The drive measures 99.8 (L) x 69.63 (W) x 9.3 mm (H) and weighs 38g.

 

Disassembling the 256GB Octane SSD will reveal Intel 29F32B08JCME2 32GB 25nm synchronous NAND pieces and of course, the new Indilinx IDX300M00-BC controller.

The SSD can be easily installed in your chassis. The procedure is no different than installing any other drive. Connect the SATA and power cable, and you are good to go.

After installation, Intel's software in our test PC identified the drive as "OCZ-OCTANE" with firmware v1.13, and the available capacity was 244,198 MB:

More information about the drive is provided by the CrystalDiskInfo utility and the OCZ Toolbox:

 

For better performance under Windows Vista, you may need to disable any HDD optimizations such as drive indexing, prefetch superfetch disabled and defragmentation.

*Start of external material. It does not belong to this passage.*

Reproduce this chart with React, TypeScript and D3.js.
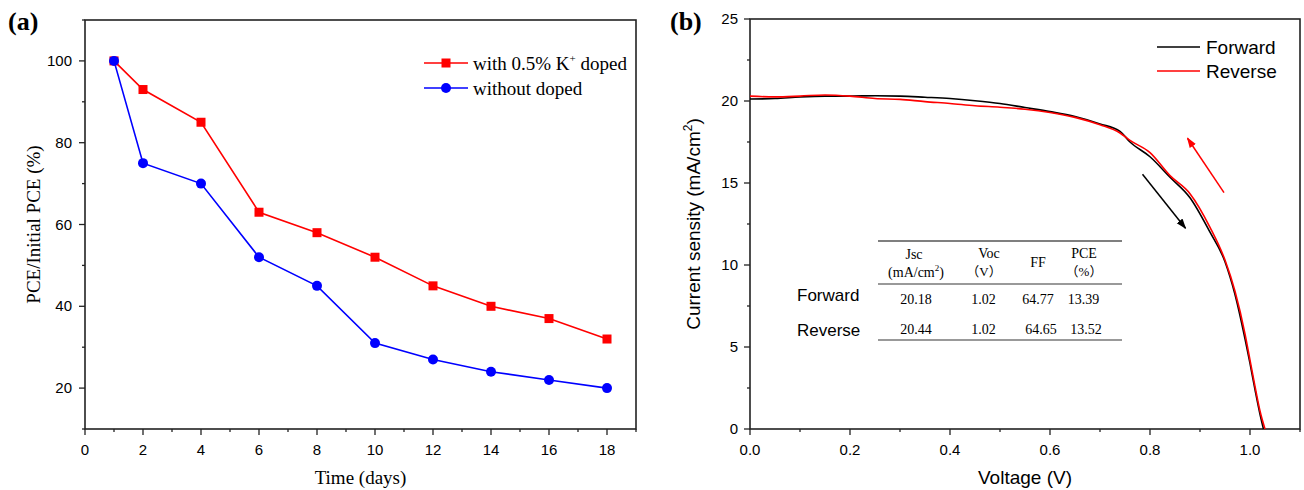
import React from 'react';
import * as d3 from 'd3';

// ---------- Panel (a) data ----------
const days = [1, 2, 4, 6, 8, 10, 12, 14, 16, 18];
const dopedPCE = [100, 93, 85, 63, 58, 52, 45, 40, 37, 32];
const undopedPCE = [100, 75, 70, 52, 45, 31, 27, 24, 22, 20];
const dayTicks = [0, 2, 4, 6, 8, 10, 12, 14, 16, 18];
const dayMinor = [1, 3, 5, 7, 9, 11, 13, 15, 17, 19];
const pceTicks = [20, 40, 60, 80, 100];
const pceMinor = [10, 30, 50, 70, 90, 110];

// ---------- Panel (b) data ----------
const fwdV = [0, 0.05, 0.1, 0.15, 0.2, 0.25, 0.3, 0.35, 0.4, 0.45, 0.5, 0.55, 0.6, 0.65, 0.7, 0.74, 0.76, 0.8, 0.84, 0.88, 0.92, 0.95, 0.97, 0.99, 1.0, 1.01, 1.02, 1.027];
const fwdJ = [20.12, 20.15, 20.25, 20.3, 20.3, 20.32, 20.3, 20.23, 20.15, 20.02, 19.85, 19.6, 19.35, 19.05, 18.6, 18.15, 17.5, 16.6, 15.35, 14.1, 12.0, 10.2, 8.2, 5.5, 4.0, 2.4, 0.9, 0];
const revV = [0, 0.05, 0.1, 0.15, 0.2, 0.25, 0.3, 0.35, 0.4, 0.45, 0.5, 0.55, 0.6, 0.65, 0.7, 0.74, 0.76, 0.8, 0.84, 0.88, 0.92, 0.95, 0.97, 0.99, 1.0, 1.01, 1.02, 1.03];
const revJ = [20.3, 20.25, 20.3, 20.37, 20.3, 20.15, 20.1, 19.96, 19.85, 19.71, 19.62, 19.5, 19.3, 19.0, 18.55, 18.05, 17.6, 16.85, 15.45, 14.35, 12.3, 10.3, 8.4, 5.8, 4.2, 2.6, 1.1, 0];
const voltTicks = [0, 0.2, 0.4, 0.6, 0.8, 1.0];
const voltMinor = [0.1, 0.3, 0.5, 0.7, 0.9, 1.1];
const jTicks = [0, 5, 10, 15, 20, 25];
const jMinor = [2.5, 7.5, 12.5, 17.5, 22.5];
const tableHead = [['Jsc', '(mA/cm', ')'], ['Voc', 'V'], ['FF'], ['PCE', '%']];
const tableRows = ['Forward', 'Reverse'];
const tableVals = [['20.18', '1.02', '64.77', '13.39'], ['20.44', '1.02', '64.65', '13.52']];

const SANS = 'Liberation Sans, Arial, sans-serif';
const SERIF = 'Liberation Serif, Times New Roman, serif';
const CJK = 'Noto Sans CJK SC';
const AX = '#222';

export default function App() {
  // scales (a)
  const xa = d3.scaleLinear().domain([0, 19]).range([85, 636]);
  const ya = d3.scaleLinear().domain([10, 110]).range([429, 20]);
  // scales (b)
  const xb = d3.scaleLinear().domain([0, 1.1]).range([750, 1300]);
  const yb = d3.scaleLinear().domain([0, 25]).range([429, 19]);

  const lineA = d3.line<number>().x((_, i) => xa(days[i])).y(d => ya(d));
  const lineFwd = d3.line<number>().x((_, i) => xb(fwdV[i])).y(d => yb(d)).curve(d3.curveMonotoneX);
  const lineRev = d3.line<number>().x((_, i) => xb(revV[i])).y(d => yb(d)).curve(d3.curveMonotoneX);

  const headX = [914, 986, 1038, 1084];
  const valX = [[916, 983.5, 1038, 1083.5], [916, 983.5, 1041, 1086]];

  return (
    <svg width={1304} height={490} style={{ position: 'absolute', left: 0, top: 0, background: '#fff' }}>
      <defs>
        <marker id="ahK" viewBox="0 0 10 10" refX="9" refY="5" markerWidth="7" markerHeight="7" orient="auto">
          <path d="M0,1.5 L10,5 L0,8.5 z" fill="#000" />
        </marker>
        <marker id="ahR" viewBox="0 0 10 10" refX="9" refY="5" markerWidth="7" markerHeight="7" orient="auto">
          <path d="M0,1.5 L10,5 L0,8.5 z" fill="#f00" />
        </marker>
      </defs>

      {/* ================= Panel (a) ================= */}
      <text x={8} y={30} fontFamily={SERIF} fontWeight="bold" fontSize={26}>(a)</text>
      <rect x={xa(0)} y={ya(110)} width={xa(19) - xa(0)} height={ya(10) - ya(110)} fill="none" stroke={AX} strokeWidth={1.6} />
      {dayTicks.map(t => (
        <g key={'xa' + t}>
          <line x1={xa(t)} x2={xa(t)} y1={ya(10)} y2={ya(10) + 6} stroke={AX} strokeWidth={1.3} />
          <text x={xa(t)} y={ya(10) + 26} textAnchor="middle" fontFamily={SANS} fontSize={15}>{t}</text>
        </g>
      ))}
      {dayMinor.map(t => (
        <line key={'xam' + t} x1={xa(t)} x2={xa(t)} y1={ya(10)} y2={ya(10) + 3} stroke={AX} strokeWidth={1.3} />
      ))}
      {pceTicks.map(t => (
        <g key={'ya' + t}>
          <line x1={xa(0) - 6} x2={xa(0)} y1={ya(t)} y2={ya(t)} stroke={AX} strokeWidth={1.3} />
          <text x={xa(0) - 13} y={ya(t) + 5} textAnchor="end" fontFamily={SANS} fontSize={15}>{t}</text>
        </g>
      ))}
      {pceMinor.map(t => (
        <line key={'yam' + t} x1={xa(0) - 3} x2={xa(0)} y1={ya(t)} y2={ya(t)} stroke={AX} strokeWidth={1.3} />
      ))}
      <text x={(xa(0) + xa(19)) / 2} y={484} textAnchor="middle" fontFamily={SERIF} fontSize={19}>Time (days)</text>
      <text transform={`translate(40,${(ya(10) + ya(110)) / 2}) rotate(-90)`} textAnchor="middle" fontFamily={SERIF} fontSize={19}>PCE/Initial PCE (%)</text>

      <path d={lineA(dopedPCE) || ''} fill="none" stroke="#f00" strokeWidth={1.6} />
      <path d={lineA(undopedPCE) || ''} fill="none" stroke="#00f" strokeWidth={1.6} />
      {dopedPCE.map((v, i) => (
        <rect key={'sq' + i} x={xa(days[i]) - 4.5} y={ya(v) - 4.5} width={9} height={9} fill="#f00" />
      ))}
      {undopedPCE.map((v, i) => (
        <circle key={'ci' + i} cx={xa(days[i])} cy={ya(v)} r={5} fill="#00f" />
      ))}

      {/* legend (a) */}
      <line x1={424} x2={468} y1={63} y2={63} stroke="#f00" strokeWidth={1.6} />
      <rect x={441.5} y={58.5} width={9} height={9} fill="#f00" />
      <text x={473} y={70} fontFamily={SERIF} fontSize={19}>
        with 0.5% K<tspan dy={-8} fontSize={11}>+</tspan><tspan dy={8}> doped</tspan>
      </text>
      <line x1={424} x2={468} y1={88} y2={88} stroke="#00f" strokeWidth={1.6} />
      <circle cx={446} cy={88} r={5} fill="#00f" />
      <text x={473} y={95} fontFamily={SERIF} fontSize={19}>without doped</text>

      {/* ================= Panel (b) ================= */}
      <text x={670} y={30} fontFamily={SERIF} fontWeight="bold" fontSize={26}>(b)</text>
      <rect x={xb(0)} y={yb(25)} width={xb(1.1) - xb(0)} height={yb(0) - yb(25)} fill="none" stroke={AX} strokeWidth={1.6} />
      {voltTicks.map(t => (
        <g key={'xb' + t}>
          <line x1={xb(t)} x2={xb(t)} y1={yb(0)} y2={yb(0) + 6} stroke={AX} strokeWidth={1.3} />
          <text x={xb(t)} y={yb(0) + 26} textAnchor="middle" fontFamily={SANS} fontSize={15}>{t.toFixed(1)}</text>
        </g>
      ))}
      {voltMinor.map(t => (
        <line key={'xbm' + t} x1={xb(t)} x2={xb(t)} y1={yb(0)} y2={yb(0) + 3} stroke={AX} strokeWidth={1.3} />
      ))}
      {jTicks.map(t => (
        <g key={'yb' + t}>
          <line x1={xb(0) - 6} x2={xb(0)} y1={yb(t)} y2={yb(t)} stroke={AX} strokeWidth={1.3} />
          <text x={xb(0) - 12} y={yb(t) + 5} textAnchor="end" fontFamily={SANS} fontSize={15}>{t}</text>
        </g>
      ))}
      {jMinor.map(t => (
        <line key={'ybm' + t} x1={xb(0) - 3} x2={xb(0)} y1={yb(t)} y2={yb(t)} stroke={AX} strokeWidth={1.3} />
      ))}
      <text x={(xb(0) + xb(1.1)) / 2} y={484} textAnchor="middle" fontFamily={SANS} fontSize={19}>Voltage (V)</text>
      <text transform={`translate(700,${(yb(0) + yb(25)) / 2}) rotate(-90)`} textAnchor="middle" fontFamily={SANS} fontSize={19}>
        Current sensity (mA/cm<tspan dy={-8} fontSize={12}>2</tspan><tspan dy={8}>)</tspan>
      </text>

      <path d={lineFwd(fwdJ) || ''} fill="none" stroke="#000" strokeWidth={1.6} />
      <path d={lineRev(revJ) || ''} fill="none" stroke="#f00" strokeWidth={1.6} />

      {/* arrows */}
      <line x1={xb(0.785)} y1={yb(15.53)} x2={xb(0.871)} y2={yb(12.24)} stroke="#000" strokeWidth={1.5} markerEnd="url(#ahK)" />
      <line x1={xb(0.948)} y1={yb(14.41)} x2={xb(0.875)} y2={yb(17.73)} stroke="#f00" strokeWidth={1.5} markerEnd="url(#ahR)" />

      {/* legend (b) */}
      <line x1={1157} x2={1200} y1={47} y2={47} stroke="#000" strokeWidth={1.6} />
      <text x={1206} y={54} fontFamily={SANS} fontSize={19}>Forward</text>
      <line x1={1157} x2={1200} y1={71} y2={71} stroke="#f00" strokeWidth={1.6} />
      <text x={1206} y={78} fontFamily={SANS} fontSize={19}>Reverse</text>

      {/* table */}
      <line x1={878} x2={1122} y1={241} y2={241} stroke="#555" strokeWidth={1.5} />
      <line x1={878} x2={1122} y1={284} y2={284} stroke="#777" strokeWidth={1.5} />
      <line x1={878} x2={1122} y1={340} y2={340} stroke="#777" strokeWidth={1.5} />
      <text x={headX[0]} y={259} textAnchor="middle" fontFamily={SERIF} fontSize={14}>{tableHead[0][0]}</text>
      <text x={headX[0] + 2} y={277} textAnchor="middle" fontFamily={SERIF} fontSize={14}>
        {tableHead[0][1]}<tspan dy={-6} fontSize={9}>2</tspan><tspan dy={6}>{tableHead[0][2]}</tspan>
      </text>
      <text x={headX[1] + 3} y={258} textAnchor="middle" fontFamily={SERIF} fontSize={14}>{tableHead[1][0]}</text>
      <text x={headX[1] - 2} y={276} textAnchor="middle" fontFamily={SERIF} fontSize={13}>
        <tspan fontFamily={CJK}>（</tspan>{tableHead[1][1]}<tspan fontFamily={CJK}>）</tspan>
      </text>
      <text x={headX[2]} y={267} textAnchor="middle" fontFamily={SERIF} fontSize={14}>{tableHead[2][0]}</text>
      <text x={headX[3]} y={258} textAnchor="middle" fontFamily={SERIF} fontSize={14}>{tableHead[3][0]}</text>
      <text x={headX[3]} y={276} textAnchor="middle" fontFamily={SERIF} fontSize={13}>
        <tspan fontFamily={CJK}>（</tspan>{tableHead[3][1]}<tspan fontFamily={CJK}>）</tspan>
      </text>
      {tableRows.map((r, i) => (
        <g key={'row' + r}>
          <text x={797} y={i === 0 ? 301 : 336} fontFamily={SANS} fontSize={17}>{r}</text>
          {tableVals[i].map((v, j) => (
            <text key={j} x={valX[i][j]} y={i === 0 ? 304 : 334} textAnchor="middle" fontFamily={SERIF} fontSize={14}>{v}</text>
          ))}
        </g>
      ))}
    </svg>
  );
}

Windows 7 and Windows Server 2008 R2 support the TRIM function, which the operating systems use when they detect that a file is being deleted from an SSD. Here is how it works: When the OS deletes a file on an SSD, it updates the file system but also tells the SSD via the TRIM command which pages should be deleted. At the time of the delete, the SSD can read the block into memory, erase the block, and write back only pages with data in them. This will result in no performance degradation for writes because the pages are already empty. As you realize TRIM only improves performance when you delete files and not when you overwrite an existing file.

You may also consider enabling the AHCI mode, which could give your SSD a little extra performance boost.